◆ RAW DATA ◆

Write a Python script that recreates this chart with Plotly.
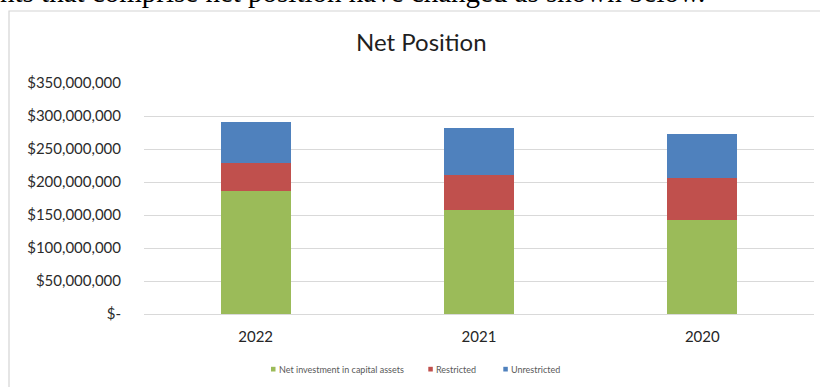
import plotly.graph_objects as go

# Net position by fiscal year, stacked by component
years = ["2022", "2021", "2020"]
net_investment = [186e6, 157e6, 143e6]
restricted = [43e6, 54e6, 63e6]
unrestricted = [62e6, 71e6, 67e6]

series_names = ["Net investment in capital assets", "Restricted", "Unrestricted"]
series_colors = ["#9BBB59", "#C0504D", "#4F81BD"]

y_tickvals = [0, 50e6, 100e6, 150e6, 200e6, 250e6, 300e6, 350e6]
y_ticktext = ["$-", "$50,000,000", "$100,000,000", "$150,000,000",
              "$200,000,000", "$250,000,000", "$300,000,000", "$350,000,000"]

caption = "nts that comprise net position have changed as shown below."

W, H = 820, 387
FONT = "Lato"


def px_x(p):
    return p / W


def px_y(p):
    return 1 - p / H


fig = go.Figure()
for name, vals, col in zip(series_names, [net_investment, restricted, unrestricted], series_colors):
    fig.add_trace(go.Bar(
        x=years, y=vals, name=name, marker=dict(color=col, line=dict(width=0)),
        showlegend=False, xaxis="x", yaxis="y",
    ))

# caption line of the surrounding document, clipped by the chart frame
fig.add_trace(go.Scatter(
    x=[0], y=[9], mode="text", text=[caption], textposition="top right",
    textfont=dict(family="Liberation Serif", size=29, color="#000000"),
    cliponaxis=True, showlegend=False, hoverinfo="skip", xaxis="x2", yaxis="y2",
))

shapes = [
    # chart frame
    dict(type="rect", xref="paper", yref="paper",
         x0=px_x(9), x1=1.05, y0=-0.05, y1=px_y(11),
         line=dict(color="#d4d4d4", width=1.2), fillcolor="rgba(0,0,0,0)", layer="above"),
]

annotations = [
    dict(text="Net Position", xref="paper", yref="paper", x=px_x(421), y=px_y(41.5),
         xanchor="center", yanchor="middle", showarrow=False,
         font=dict(family=FONT, size=24, color="#1f1f1f")),
]

# legend: small swatches with labels
legend_swatch_x = [271, 428.3, 503.3]
for name, col, sx in zip(series_names, series_colors, legend_swatch_x):
    shapes.append(dict(type="rect", xref="paper", yref="paper",
                       x0=px_x(sx), x1=px_x(sx + 4.5), y0=px_y(371.5), y1=px_y(366.8),
                       line=dict(width=0), fillcolor=col))
    annotations.append(dict(text=name, xref="paper", yref="paper",
                            x=px_x(sx + 5.5), y=px_y(369.2), xanchor="left", yanchor="middle",
                            showarrow=False, font=dict(family=FONT, size=9, color="#595959")))

fig.update_layout(
    width=W, height=H,
    margin=dict(l=0, r=0, t=0, b=0, autoexpand=False),
    paper_bgcolor="white", plot_bgcolor="white",
    barmode="stack", bargap=0.687,
    font=dict(family=FONT, color="#333333"),
    xaxis=dict(domain=[px_x(144), px_x(814)], type="category",
               showgrid=False, showline=True, linecolor="#d9d9d9", linewidth=1,
               ticks="", tickfont=dict(size=15, color="#262626"), ticklabelstandoff=9,
               anchor="y", fixedrange=True),
    yaxis=dict(domain=[1 - 314 / H, 1 - 83 / H], range=[0, 350e6],
               tickvals=y_tickvals, ticktext=y_ticktext,
               showgrid=True, gridcolor="#d9d9d9", gridwidth=1,
               zeroline=False, showline=False, ticks="",
               tickfont=dict(size=15, color="#2b2b2b"), ticklabelstandoff=22,
               anchor="x", fixedrange=True),
    xaxis2=dict(domain=[0, 1], range=[0, W], visible=False, anchor="y2", fixedrange=True),
    yaxis2=dict(domain=[1 - 11 / H, 1], range=[11, 0], visible=False, anchor="x2", fixedrange=True),
    shapes=shapes,
    annotations=annotations,
    showlegend=False,
)

fig.write_html("out.html")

◆ EXERCISE BRIEF ◆
From the first line of the listing above, repeat every line through the one holding "unrestricted = [62e6, 71e6, 67e6]". Both ends count, and pictures stay out.

◆ RESULT FOR THIS TASK ◆
Write a Python script that recreates this chart with Plotly.
import plotly.graph_objects as go

# Net position by fiscal year, stacked by component
years = ["2022", "2021", "2020"]
net_investment = [186e6, 157e6, 143e6]
restricted = [43e6, 54e6, 63e6]
unrestricted = [62e6, 71e6, 67e6]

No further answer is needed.